Além de ir longe, o senhor pegou o tempo que trabalhava no sábado também, seu João?
João – Sim, lembro do tempo que começaram os destoques para fazer lavoura, ia com o trator de esteira arrancar toco, fazer o destocamento.
Trabalhava com máquinas de quem?
João – Aqui tinha o Júlio que tinha essas coisas. Eles ganhavam dinheiro, naquela época que eles começaram fazer destoca de lavoura, destocar, tinham dinheiro de monte.
Isso foi antes do senhor entrar na Prefeitura?
João – Antes. Eu fazia a região. Só parava a máquina para abastecer. De noite também. Nós éramos em três entregadores
Tocava direto, e o senhor saía de casa na segunda-feira e voltava no sábado?

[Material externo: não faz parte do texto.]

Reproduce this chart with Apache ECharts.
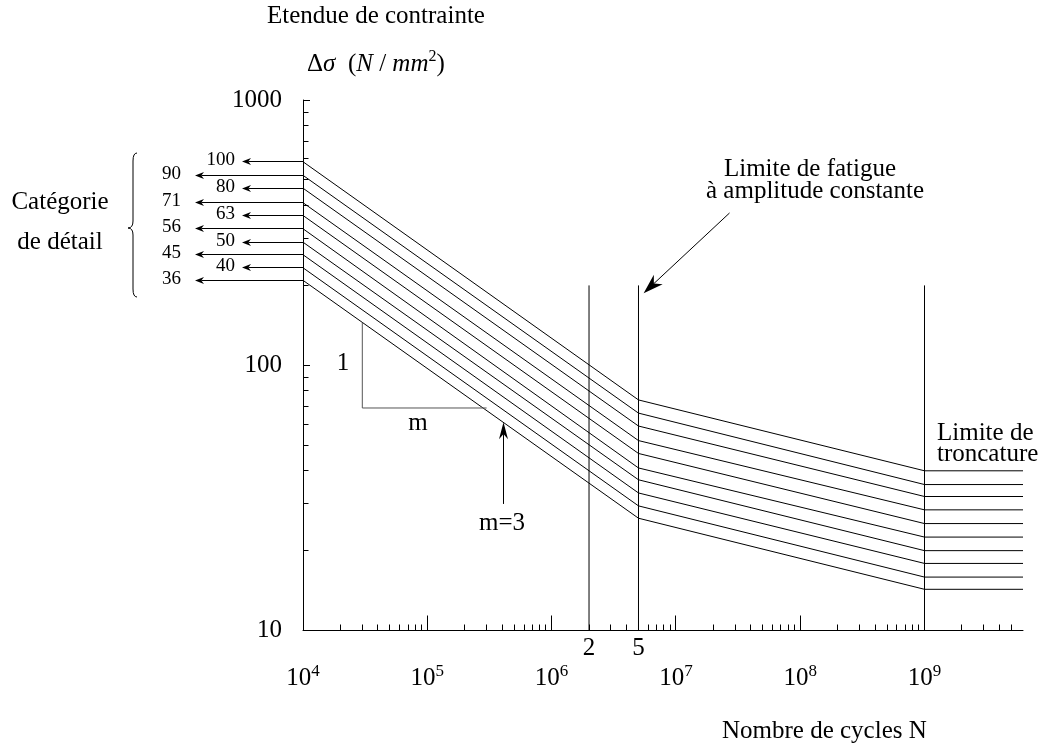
<!DOCTYPE html>
<html>
<head>
<meta charset="utf-8">
<script src="https://cdn.jsdelivr.net/npm/echarts@6/dist/echarts.min.js"></script>
<style>
  html, body { margin: 0; padding: 0; background: #fff; }
  #main { width: 1052px; height: 749px; }
</style>
</head>
<body>
<div id="main"></div>
<script>
// catégories de détail (N/mm2), de haut en bas
var categories = ['100', '90', '80', '71', '63', '56', '50', '45', '40', '36'];
// nombre de cycles aux cassures des courbes
var kneeCycles = [1e4, 5e6, 1e9, 6.2e9];
var stressAt1e4 = [585, 520, 465, 410, 367, 327, 291, 261, 233, 209];
var stressAt5e6 = [74, 66, 59, 52, 46.5, 41, 37, 33, 29.5, 26.5];
var stressAt1e9 = [40, 35.5, 32, 28.5, 25.3, 22.5, 20, 17.9, 15.9, 14.3];
// droites verticales (2e6, 5e6, 1e9)
var verticalCycles = [2e6, 5e6, 1e9];
var verticalTop = 200;
// triangle de pente 1/m
var slopeTriangle = [[3e4, 145], [3e4, 69], [3e5, 69]];

var X_MIN = 1e4, X_MAX = 6.2e9, Y_MIN = 10, Y_MAX = 1000;
var FONT = 'Liberation Serif';

// graduations secondaires
var xMajorTicks = [1e5, 1e6, 1e7, 1e8, 1e9];
var xMinorTicks = [];
[1e4, 1e5, 1e6, 1e7, 1e8].forEach(function (d) {
  for (var k = 2; k <= 9; k++) xMinorTicks.push(k * d);
});
[2e9, 3e9, 4e9, 5e9].forEach(function (v) { xMinorTicks.push(v); });
var yMinorTicks = [];
[10, 100].forEach(function (d) {
  for (var k = 2; k <= 9; k++) yMinorTicks.push(k * d);
});

var chart = echarts.init(document.getElementById('main'));

function tickRenderer(dir, len) {
  return function (params, api) {
    var p = api.coord([api.value(0), api.value(1)]);
    var x = Math.round(p[0] - 0.5) + 0.5, y = Math.round(p[1] - 0.5) + 0.5;
    var shape = dir === 'x'
      ? { x1: x, y1: y, x2: x, y2: y - len }
      : { x1: x, y1: y, x2: x + len, y2: y };
    return { type: 'line', shape: shape, style: { stroke: '#000', lineWidth: 1 } };
  };
}

var series = [];
categories.forEach(function (c, i) {
  series.push({
    name: c,
    type: 'line',
    symbol: 'none',
    silent: true,
    lineStyle: { color: '#000', width: 1 },
    data: [
      [kneeCycles[0], stressAt1e4[i]],
      [kneeCycles[1], stressAt5e6[i]],
      [kneeCycles[2], stressAt1e9[i]],
      [kneeCycles[3], stressAt1e9[i]]
    ]
  });
});
verticalCycles.forEach(function (n) {
  series.push({
    type: 'line', symbol: 'none', silent: true,
    lineStyle: { color: '#000', width: 1 },
    data: [[n, Y_MIN], [n, verticalTop]]
  });
});
series.push({
  type: 'line', symbol: 'none', silent: true,
  lineStyle: { color: '#555', width: 1 },
  data: slopeTriangle
});
series.push({
  type: 'custom', silent: true, clip: false,
  renderItem: tickRenderer('x', 15),
  data: xMajorTicks.map(function (v) { return [v, Y_MIN]; })
});
series.push({
  type: 'custom', silent: true, clip: false,
  renderItem: tickRenderer('x', 6),
  data: xMinorTicks.map(function (v) { return [v, Y_MIN]; })
});
series.push({
  type: 'custom', silent: true, clip: false,
  renderItem: tickRenderer('y', 5),
  data: yMinorTicks.map(function (v) { return [X_MIN, v]; })
});

var option = {
  animation: false,
  backgroundColor: '#fff',
  textStyle: { fontFamily: FONT, color: '#000' },
  grid: { left: 303, right: 29, top: 100, bottom: 118.5 },
  xAxis: {
    type: 'log', logBase: 10, min: X_MIN, max: X_MAX,
    axisLine: { lineStyle: { color: '#000', width: 1 } },
    axisTick: { show: false },
    splitLine: { show: false },
    axisLabel: {
      margin: 33,
      color: '#000',
      formatter: function (v) {
        var l = Math.log10(v), e = Math.round(l);
        if (Math.abs(l - e) > 1e-6) return '';
        return '{b|10}{s|' + e + '}';
      },
      rich: {
        b: { fontSize: 25, fontFamily: FONT, color: '#000', lineHeight: 30 },
        s: { fontSize: 17, fontFamily: FONT, color: '#000', verticalAlign: 'top' }
      }
    }
  },
  yAxis: {
    type: 'log', logBase: 10, min: Y_MIN, max: Y_MAX,
    axisLine: { show: true, lineStyle: { color: '#000', width: 1 } },
    axisTick: { show: true, inside: true, length: 7, lineStyle: { color: '#000' } },
    splitLine: { show: false },
    axisLabel: {
      margin: 21, fontSize: 25, fontFamily: FONT, color: '#000',
      formatter: function (v) { return String(Math.round(v)); }
    }
  },
  series: series
};
chart.setOption(option);

function px(x, y) { return chart.convertToPixel({ gridIndex: 0 }, [x, y]); }
function crisp(v) { return Math.round(v - 0.5) + 0.5; }

function text(str, x, y, size, align, extra) {
  var st = { text: str, fontSize: size, fontFamily: FONT, fill: '#000', align: align || 'left', verticalAlign: 'middle' };
  if (extra) for (var k in extra) st[k] = extra[k];
  return { type: 'text', x: x, y: y, silent: true, style: st };
}

function arrow(x1, y1, x2, y2, len, wid) {
  var dx = x1 - x2, dy = y1 - y2, d = Math.sqrt(dx * dx + dy * dy);
  var ux = dx / d, uy = dy / d, nx = -uy, ny = ux;
  var bx = x2 + ux * len, by = y2 + uy * len;
  var mx = x2 + ux * len * 0.7, my = y2 + uy * len * 0.7;
  return [
    { type: 'line', silent: true, shape: { x1: x1, y1: y1, x2: mx, y2: my }, style: { stroke: '#000', lineWidth: 1 } },
    { type: 'polygon', silent: true, shape: { points: [[x2, y2], [bx + nx * wid / 2, by + ny * wid / 2], [mx, my], [bx - nx * wid / 2, by - ny * wid / 2]] }, style: { fill: '#000' } }
  ];
}

var g = [];
// titres des axes
g.push(text('Etendue de contrainte', 267, 16.5, 25));
g.push(text('{n|Δ}{i|σ}{n|  (}{i|N}{n| / }{i|mm}{s|2}{n|)}', 307, 64, 25, 'left', {
  rich: {
    n: { fontSize: 25, fontFamily: FONT, lineHeight: 30 },
    i: { fontSize: 25, fontFamily: FONT, fontStyle: 'italic', lineHeight: 30 },
    s: { fontSize: 16, fontFamily: FONT, verticalAlign: 'top' }
  }
}));
g.push(text('Nombre de cycles N', 722, 731.5, 25));

// catégories de détail
g.push(text('Catégorie', 60, 202, 25, 'center'));
g.push(text('de détail', 60, 242, 25, 'center'));
var braceStyle = { stroke: '#000', lineWidth: 1, fill: 'none' };
g.push({ type: 'bezierCurve', silent: true, shape: { x1: 137, y1: 153, x2: 133, y2: 161, cpx1: 133, cpy1: 153 }, style: braceStyle });
g.push({ type: 'line', silent: true, shape: { x1: 133, y1: 161, x2: 133, y2: 221 }, style: braceStyle });
g.push({ type: 'bezierCurve', silent: true, shape: { x1: 133, y1: 221, x2: 128, y2: 228, cpx1: 133, cpy1: 228 }, style: braceStyle });
g.push({ type: 'bezierCurve', silent: true, shape: { x1: 128, y1: 228, x2: 133, y2: 235, cpx1: 133, cpy1: 228 }, style: braceStyle });
g.push({ type: 'line', silent: true, shape: { x1: 133, y1: 235, x2: 133, y2: 289 }, style: braceStyle });
g.push({ type: 'bezierCurve', silent: true, shape: { x1: 133, y1: 289, x2: 137, y2: 297, cpx1: 133, cpy1: 297 }, style: braceStyle });
categories.forEach(function (c, i) {
  var p = px(X_MIN, stressAt1e4[i]);
  var y = crisp(p[1]);
  var right = i % 2 === 0;
  var tip = right ? 242 : 195;
  g.push.apply(g, arrow(p[0], y, tip, y, 9, 7));
  g.push(text(c, right ? 235 : 181, y - 1.5, 19, 'right'));
});

// pente
g.push(text('1', 343, 363, 25, 'center'));
g.push(text('m', 418, 423, 25, 'center'));
g.push(text('m=3', 502, 523, 25, 'center'));
var a1 = px(4.1e5, 30), a2 = px(4.1e5, 61);
g.push.apply(g, arrow(crisp(a1[0]), a1[1], crisp(a2[0]), a2[1], 17, 9));

// limite de fatigue
g.push(text('Limite de fatigue', 810, 169.5, 25, 'center'));
g.push(text('à amplitude constante', 815, 191.5, 25, 'center'));
var f1 = px(2.7e7, 375), f2 = px(5.5e6, 187);
g.push.apply(g, arrow(f1[0], f1[1], f2[0], f2[1], 20, 13));

// 2 et 5 (x 10^6)
g.push(text('2', px(2e6, Y_MIN)[0], 648.5, 25, 'center'));
g.push(text('5', px(5e6, Y_MIN)[0], 648.5, 25, 'center'));

// limite de troncature
g.push(text('Limite de', 937, 433.5, 25));
g.push(text('troncature', 937, 454.5, 25));

chart.setOption({ graphic: g });
</script>
</body>
</html>
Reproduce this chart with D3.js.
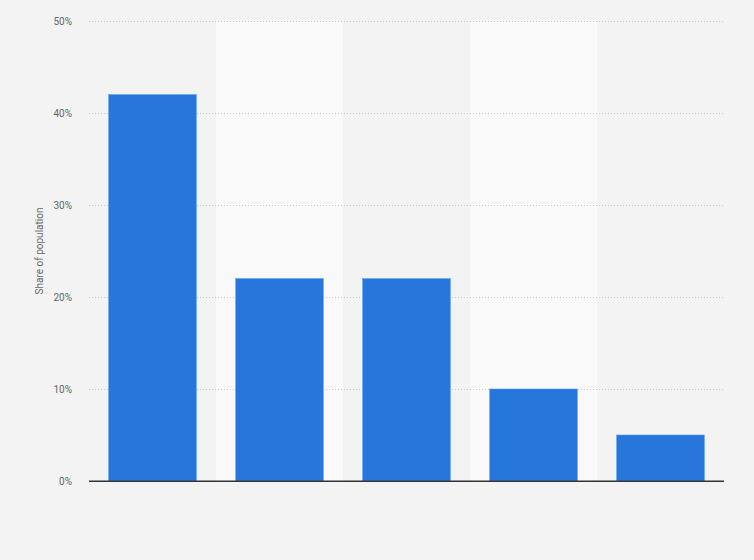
<!DOCTYPE html>
<meta charset="utf-8">
<head>
    <title>Share of population</title>
    <script src="https://cdn.jsdelivr.net/npm/d3@7"></script>
</head>

<style>
    body { margin: 0; background: #f3f3f3; }
    svg { display: block; font-family: Roboto, "Open Sans", sans-serif; }
    .grid line { stroke: #c8c8c8; stroke-dasharray: 1,2; }
    .grid .domain { display: none; }
    text.ytick { fill: #666; font-size: 10px; }
</style>

<svg></svg>

<script>
    var vWidth = 754;
    var vHeight = 560;

    // x labels are not shown in the picture
    var categories = ['A', 'B', 'C', 'D', 'E'];
    var shares = [42, 22, 22, 10, 5];
    var yTicks = [0, 10, 20, 30, 40, 50];

    var margin = {top: 21, right: 30, bottom: 79, left: 89};
    var w = vWidth - margin.left - margin.right;
    var h = vHeight - margin.top - margin.bottom;

    var svg = d3.select('svg').attr('width', vWidth).attr('height', vHeight);
    svg.append('rect').attr('width', vWidth).attr('height', vHeight).attr('fill', '#f3f3f3');

    var g = svg.append('g').attr('transform', 'translate(' + margin.left + ',' + margin.top + ')');

    var x = d3.scaleBand().domain(categories).range([0, w]).paddingInner(0.31).paddingOuter(0.155);
    var xFull = d3.scaleBand().domain(categories).range([0, w]);
    var y = d3.scaleLinear().domain([0, 50]).range([h, 0]);

    // alternating light bands behind every second column
    g.selectAll('rect.band').data(categories.filter(function (d, i) { return i % 2 === 1; }))
        .enter().append('rect').attr('class', 'band')
        .attr('x', function (d) { return xFull(d); })
        .attr('width', xFull.bandwidth())
        .attr('y', 0).attr('height', h)
        .attr('fill', '#f9f9f9');

    // grid
    g.append('g').attr('class', 'grid')
        .call(d3.axisLeft(y).tickValues(yTicks.slice(1)).tickSize(-w).tickFormat(''));

    // tick labels
    g.selectAll('text.ytick').data(yTicks).enter().append('text')
        .attr('class', 'ytick')
        .attr('x', -17).attr('y', function (d) { return y(d); })
        .attr('dy', '0.35em').attr('text-anchor', 'end')
        .text(function (d) { return d + '%'; });

    // bars
    g.selectAll('rect.bar').data(shares).enter().append('rect')
        .attr('class', 'bar')
        .attr('x', function (d, i) { return x(categories[i]); })
        .attr('width', x.bandwidth())
        .attr('y', function (d) { return y(d); })
        .attr('height', function (d) { return h - y(d); })
        .attr('fill', '#2776dc')
        .attr('stroke', '#5c9cf0').attr('stroke-width', 0.6);

    // baseline
    g.append('line').attr('x1', 0).attr('x2', w).attr('y1', h + 0.25).attr('y2', h + 0.25)
        .attr('stroke', '#333').attr('stroke-width', 1.5);

    // y label
    svg.append('text')
        .attr('transform', 'translate(43,' + (margin.top + h / 2) + ') rotate(-90)')
        .attr('text-anchor', 'middle')
        .attr('fill', '#666').attr('font-size', '10px')
        .text('Share of population');
</script>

João – É, às vezes, conforme o ganho que nós tivesse, ficava até 15 dias.
Fez muitos municípios da região, e como o senhor vê agora o pessoal aproveitando até os morros, tirando terra.
João – Eu vejo com tristeza. Eu sei que é progresso, que o município cresce, mas é destruição, é prejuízo, por causa do meio ambiente, aqui nas ladeiras ainda é tudo mato.
O senhor gosta de morar aqui?
João – Ah, eu gosto.
Izabel – Nossa, Francisco Beltrão é nossa casa.
João – Estabilizamos aqui por que parou o negócio, parou aí, o que tinha que fazer e o que deu pra fazer nós fizemos.
Izabel – Seu João trabalhou 47 anos em cima de uma máquina, era o Almir que brincava com ele “Oh Joãozinho, de pé na patrola”.